Andrew Bell, CEO of Witan Investment Trust, says the argument against a windfall tax rests partly on the benefits of having a predictable tax regime, so that companies can plan, and partly on the hope that a bargain can be struck for energy companies to invest in new capacity and in sustainable energy sources to help combat climate change and help bring prices down.

“One problem with this is that both will only have an effect in the long term, whereas the [cost-of-living] crisis is severe and immediate”.

Incentives to invest

A key point, Bell argues, is that if a tax is levied on the windfall element alone then companies can be given incentives to invest without undeservedly benefiting from prices elevated by factors that are unrelated to their own efforts.

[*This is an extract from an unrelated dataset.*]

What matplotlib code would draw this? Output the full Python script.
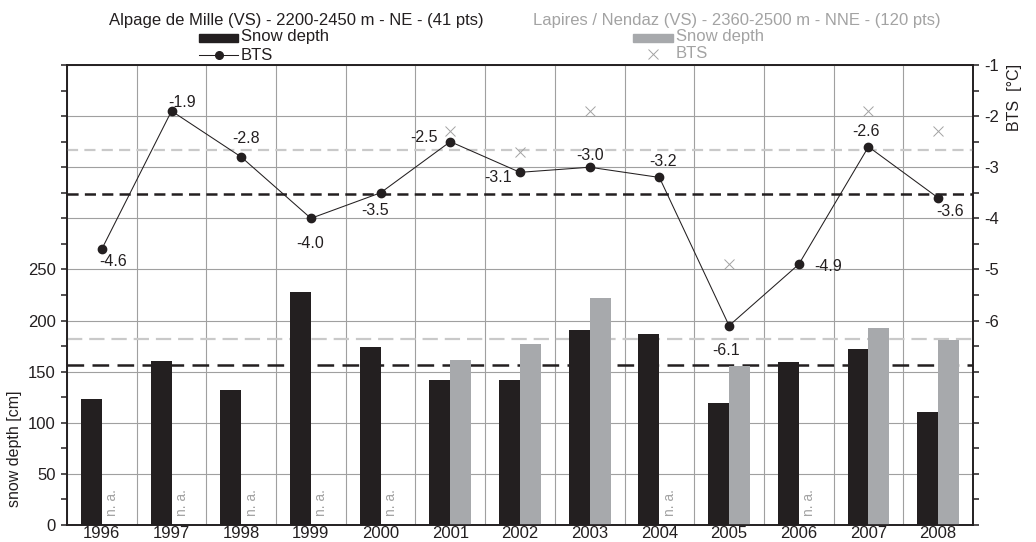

He elaborates: “So if, for argument’s sake, $80 oil is the level at which companies would have incentives to develop new fields or invest in competing sustainable technologies then the excess, currently $30 or around 40%, could be taxed as a windfall without undercutting the economics of investing in new energy capacity.”

Taking a longer-term view, Bell believes fossil fuels will likely form a shrinking part of the energy pie and companies in the sector will be politically vulnerable to higher ‘carbon cost’ taxes from governments in energy-consuming countries, as well as oil producing countries capping their ability to benefit from rising prices.

“Some fossil fuel companies may successfully transform themselves to profitable sustainable energy companies but the business risks are higher than operating as they have in the past – not many buggy whip manufacturers became car companies.”

Bell concludes: “Instinctively it feels like obsolescence has been added to commodity-price dependence as a reason to be structurally wary of the fossil fuel sector. In the short-term, as in 2022, high prices and energy scarcity could drive strong performance.

“However, it seems that these will be opportunities within a trend of long-term decline so the stocks may prove less of a buy and hold for portfolios than in the past.”